The aim of this article is not to explain how to read financial statements but more as a guide of things to be wary of. During most earnings calls, quarterly and annual reports, what gets reported the most by the media is the net income or earnings per share (EPS) generated by the company. This figure can be been easily manipulated and new GAAP (generally accepted accounting principles) makes this number even more meaningless for some companies.

Any company that holds a significant amount of marketable securities (i.e. stocks, bonds for example) will need to report unrealized gains and losses in their income statement. In plain English, this means that a company’s earnings will be affected by the price of any marketable securities it holds. This rule will affect banks and insurance companies because they hold substantial amounts of marketable securities.

This new reported net income figure will be largely meaningless because a company can suddenly report a huge profit or loss based solely on the market value of securities it holds and not because actual operations were profitable or making a loss.

This problem will especially affect banks. When interest rates rise, banks make more money by paying lower interest on customers deposits and charging higher interest on loans. Banks typically do well as interest rates rise.

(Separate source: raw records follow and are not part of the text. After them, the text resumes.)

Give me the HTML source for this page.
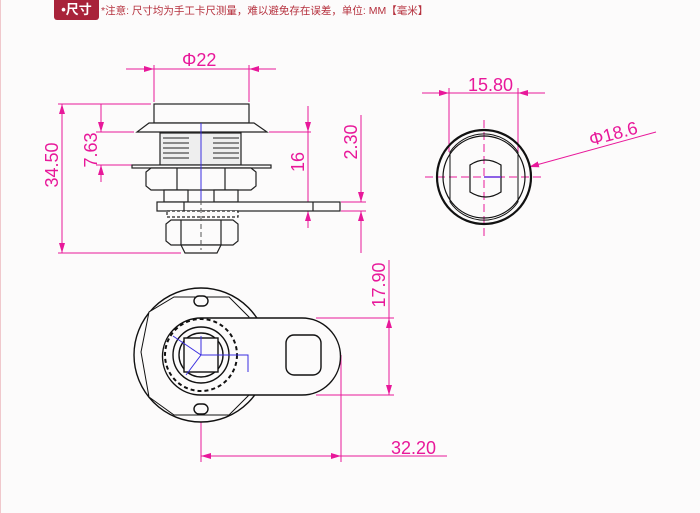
<!DOCTYPE html>
<html><head><meta charset="utf-8"><style>
html,body{margin:0;padding:0;background:#fcfbfb}
body{width:700px;height:513px;position:relative;overflow:hidden;border-left:1px solid #f0c8cc;box-sizing:border-box}
.badge{position:absolute;left:53px;top:0;width:45px;height:20px;background:#a8233a;border-radius:0 0 3px 3px;color:#fff;font:bold 13px "Liberation Sans","Noto Sans CJK SC",sans-serif;line-height:20px;text-align:center}
.note{position:absolute;left:100px;top:3px;font:10.5px "Liberation Sans","Noto Sans CJK SC",sans-serif;color:#b5303d;white-space:nowrap}
svg{position:absolute;left:0;top:0}
</style></head><body>
<div class="badge">•尺寸</div>
<div class="note">*注意: 尺寸均为手工卡尺测量，难以避免存在误差，单位: MM【毫米】</div>
<svg width="700" height="513" viewBox="0 0 700 513">
<defs>
<marker id="a" viewBox="0 0 10 6" refX="10" refY="3" markerWidth="10" markerHeight="6" orient="auto-start-reverse" markerUnits="userSpaceOnUse"><path d="M0,0L10,3L0,6z" fill="#e8189a"/></marker>
</defs>
<g stroke="#e8189a" stroke-width="1" fill="none">
<line x1="125" y1="69" x2="275" y2="69"/>
<line x1="138" y1="69" x2="153" y2="69" marker-end="url(#a)"/>
<line x1="262" y1="69" x2="248" y2="69" marker-end="url(#a)"/>
<line x1="153" y1="65" x2="153" y2="102"/><line x1="248" y1="65" x2="248" y2="102"/>
<line x1="57" y1="104" x2="150" y2="104"/><line x1="57" y1="253" x2="180" y2="253"/>
<line x1="61" y1="178" x2="61" y2="104" marker-end="url(#a)"/><line x1="61" y1="178" x2="61" y2="253" marker-end="url(#a)"/>
<line x1="95" y1="132" x2="133" y2="132"/><line x1="95" y1="165" x2="155" y2="165"/>
<line x1="100" y1="104" x2="100" y2="132" marker-end="url(#a)"/><line x1="100" y1="182" x2="100" y2="165" marker-end="url(#a)"/>
<line x1="268" y1="132" x2="310" y2="132"/>
<line x1="307" y1="106" x2="307" y2="132" marker-end="url(#a)"/><line x1="307" y1="228" x2="307" y2="211" marker-end="url(#a)"/>
<line x1="307" y1="132" x2="307" y2="211"/>
<line x1="340" y1="202" x2="365" y2="202"/><line x1="340" y1="211" x2="365" y2="211"/>
<line x1="360" y1="115" x2="360" y2="202" marker-end="url(#a)"/><line x1="360" y1="253" x2="360" y2="211" marker-end="url(#a)"/>
<line x1="421" y1="93" x2="544" y2="93"/>
<line x1="432" y1="93" x2="448" y2="93" marker-end="url(#a)"/><line x1="532" y1="93" x2="517" y2="93" marker-end="url(#a)"/>
<line x1="448" y1="88" x2="448" y2="152"/><line x1="517" y1="88" x2="517" y2="152"/>
<line x1="655" y1="132" x2="528" y2="167" marker-end="url(#a)"/>
<line x1="315" y1="318" x2="393" y2="318"/><line x1="315" y1="395" x2="393" y2="395"/>
<line x1="388" y1="260" x2="388" y2="318"/>
<line x1="388" y1="356" x2="388" y2="318" marker-end="url(#a)"/><line x1="388" y1="356" x2="388" y2="395" marker-end="url(#a)"/>
<line x1="200" y1="355" x2="200" y2="462"/><line x1="340" y1="355" x2="340" y2="462"/>
<line x1="270" y1="456" x2="200" y2="456" marker-end="url(#a)"/><line x1="270" y1="456" x2="340" y2="456" marker-end="url(#a)"/>
<line x1="340" y1="456" x2="446" y2="456"/>
<line x1="424" y1="177" x2="542" y2="177" stroke-dasharray="8,4"/>
<line x1="483" y1="120" x2="483" y2="237" stroke-dasharray="8,4"/>
</g>
<g fill="#e8189a" font-family="Liberation Sans,sans-serif" font-size="18">
<text x="181" y="66">Φ22</text>
<text transform="translate(57,165) rotate(-90)" text-anchor="middle">34.50</text>
<text transform="translate(96,150) rotate(-90)" text-anchor="middle">7.63</text>
<text transform="translate(303,162) rotate(-90)" text-anchor="middle">16</text>
<text transform="translate(356,142) rotate(-90)" text-anchor="middle">2.30</text>
<text x="467" y="91">15.80</text>
<text transform="translate(590,146) rotate(-15)">Φ18.6</text>
<text transform="translate(384,285) rotate(-90)" text-anchor="middle">17.90</text>
<text x="390" y="454">32.20</text>
</g>
<g stroke="#222" stroke-width="1.2" fill="#fcfbfb">
<rect x="153" y="104" width="95" height="19"/>
<path d="M148,123H253L266,132H136Z"/>
<rect x="159" y="133" width="81" height="32" fill="#eee"/>
<g stroke-width="1" fill="none">
<path d="M162,138h26M162,143h26M162,148h26M162,153h26M162,158h26M212,138h26M212,143h26M212,148h26M212,153h26M212,158h26"/>
</g>
<rect x="131" y="165" width="139" height="3"/>
<path d="M145,172l5,-4h100l5,4v14l-5,4h-100l-5,-4z"/>
<line x1="176" y1="168" x2="176" y2="190"/><line x1="224" y1="168" x2="224" y2="190"/>
<rect x="163" y="190" width="24" height="12"/><rect x="213" y="190" width="24" height="12"/>
<rect x="156" y="202" width="183" height="9"/>
<line x1="183" y1="202" x2="183" y2="211"/><line x1="312" y1="202" x2="312" y2="211"/>
<path d="M166,211h71v6h-71z" stroke-dasharray="3,2"/>
<path d="M165,224l5,-4h62l5,4v17l-5,4h-62l-5,-4z"/>
<line x1="180" y1="220" x2="180" y2="245"/><line x1="220" y1="220" x2="220" y2="245"/>
<path d="M180,245h40l-4,8h-32z"/>
</g>
<line x1="200" y1="123" x2="200" y2="200" stroke="#3a2ee0" stroke-width="1"/>
<line x1="200" y1="200" x2="200" y2="250" stroke="#555" stroke-dasharray="5,3"/>
<g stroke="#111" fill="none">
<circle cx="483" cy="177" r="47" stroke-width="2.2"/>
<circle cx="483" cy="177" r="41" stroke-width="1.2"/>
<path d="M449,152A41,41 0 0 1 517,152M449,202A41,41 0 0 0 517,202M449,152V202M517,152V202" stroke-width="1"/>
<path d="M469,165q15,-10 31,0v27q-15,10 -31,0z" stroke-width="1.2"/>
</g>
<line x1="483" y1="177" x2="500" y2="177" stroke="#6a2ee0" stroke-width="1.5"/>
<g stroke="#111" stroke-width="1.4" fill="#fcfbfb">
<circle cx="200" cy="355" r="67"/>
<path d="M148,312l-8,40l8,45l25,18h55l20,-20l0,-78l-20,-20h-55z" stroke-width="1"/>
<path d="M200,318H301A38.5,38.5 0 0 1 301,395H200A38.5,38.5 0 0 1 200,318Z"/>
<rect x="285" y="335" width="35" height="40" rx="8"/>
<circle cx="200" cy="355" r="36" stroke-dasharray="4,3" stroke-width="2"/>
<circle cx="200" cy="355" r="28"/>
<circle cx="200" cy="355" r="22"/>
<rect x="183" y="338" width="34" height="34"/>
<rect x="193" y="296" width="14" height="10" rx="5"/><rect x="193" y="404" width="14" height="10" rx="5"/>
</g>
<g stroke="#3a2ee0" stroke-width="1" fill="none">
<path d="M200,355L172,336M200,355L200,336M200,355L247,355V372M200,355L185,375"/>
</g>
</svg>
</body></html>
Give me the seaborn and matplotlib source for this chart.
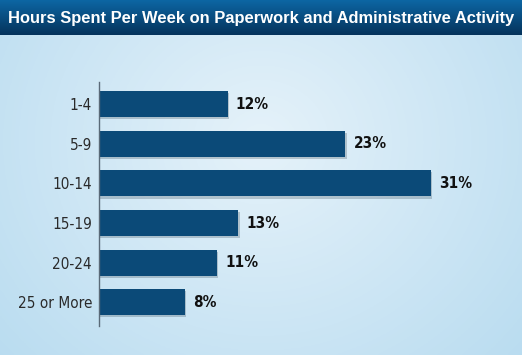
import numpy as np
import pandas as pd
import matplotlib
matplotlib.use("Agg")
import matplotlib.pyplot as plt
import matplotlib.patheffects as pe
import seaborn as sns

categories = ["1-4", "5-9", "10-14", "15-19", "20-24", "25 or More"]
values = [12, 23, 31, 13, 11, 8]
value_labels = ["12%", "23%", "31%", "13%", "11%", "8%"]
title = "Hours Spent Per Week on Paperwork and Administrative Activity"

df = pd.DataFrame({"category": categories, "value": values})

sns.set_theme(style="white")
plt.rcParams["font.family"] = ["DejaVu Sans"]

W, H = 522, 355
fig = plt.figure(figsize=(W / 100, H / 100), dpi=100)

# background gradient
bg = fig.add_axes([0, 0, 1, 1])
bg.set_axis_off()
yy, xx = np.mgrid[0:1:200j, 0:1:300j]
d = np.sqrt(((xx - 0.5) / 0.7) ** 2 + ((yy - 0.4) / 0.95) ** 2)
d = np.clip(d, 0, 1)
c_center = np.array([0.90, 0.95, 0.98])
c_edge = np.array([0.72, 0.86, 0.94])
img = c_center[None, None, :] * (1 - d[..., None]) + c_edge[None, None, :] * d[..., None]
bg.imshow(img, extent=[0, 1, 0, 1], aspect="auto", origin="upper")
# banner
ban_h = 35 / H
gy = np.linspace(0, 1, 50)[:, None]
top_c = np.array([0.05, 0.40, 0.64])
bot_c = np.array([0.02, 0.20, 0.36])
band = top_c[None, None, :] * (1 - gy[..., None]) + bot_c[None, None, :] * gy[..., None]
band = np.repeat(band, 10, axis=1)
bg.imshow(band, extent=[0, 1, 1 - ban_h, 1], aspect="auto", origin="upper")
bg.set_xlim(0, 1)
bg.set_ylim(0, 1)
bg.text(0.5, 1 - ban_h / 2 - 0.003, title, color="white", fontsize=11.9,
        fontweight="bold", ha="center", va="center", family="Liberation Sans")

ax = fig.add_axes([99 / W, 1 - 326 / H, 1 - 99 / W, (326 - 82) / H])
ax.patch.set_alpha(0)
sns.barplot(data=df, x="value", y="category", ax=ax, color="#0b4a78",
            saturation=1, width=0.66, orient="h")
for p in ax.patches:
    p.set_path_effects([pe.SimplePatchShadow(offset=(1, -1.5), alpha=0.2), pe.Normal()])
    p.set_edgecolor("none")
ax.set_xlim(0, 39.5)
ax.set_ylim(5.6, -0.56)
ax.set_xlabel("")
ax.set_ylabel("")
ax.set_xticks([])
for s in ["top", "right", "bottom"]:
    ax.spines[s].set_visible(False)
ax.spines["left"].set_color("#5a6a78")
ax.spines["left"].set_linewidth(1.0)
ax.tick_params(axis="y", length=0, pad=5, labelsize=11, labelcolor="#2a2a2a")
for lab in ax.get_yticklabels():
    lab.set_fontstretch("condensed")
for i, (v, t) in enumerate(zip(values, value_labels)):
    ax.annotate(t, (v, i), xytext=(6, 0), textcoords="offset points",
                ha="left", va="center", fontsize=11, fontweight="bold",
                color="#111111", fontstretch="condensed")

fig.savefig("out.png", dpi=100)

The new accounting rules will mean that as interest rates rise, any bonds held by banks will fall in value and the unrealized loss will be reported in the income statement. For the first time in history, banks will not be as profitable (on paper at least) as usual in a rising rate environment.

If you follow the news headlines alone, the EPS figure reported by banks will swing wildly from quarter to quarter. This means stock prices are also likely to swing wildly. Assuming the bank is well capitalized and the paper loss is not material to the health of its balance sheet, any decline in net income caused by a decline in marketable security prices will provide opportunities for the intelligent investor.

Accounting may be boring but a basic understanding of it will help you spot value where no one else is looking.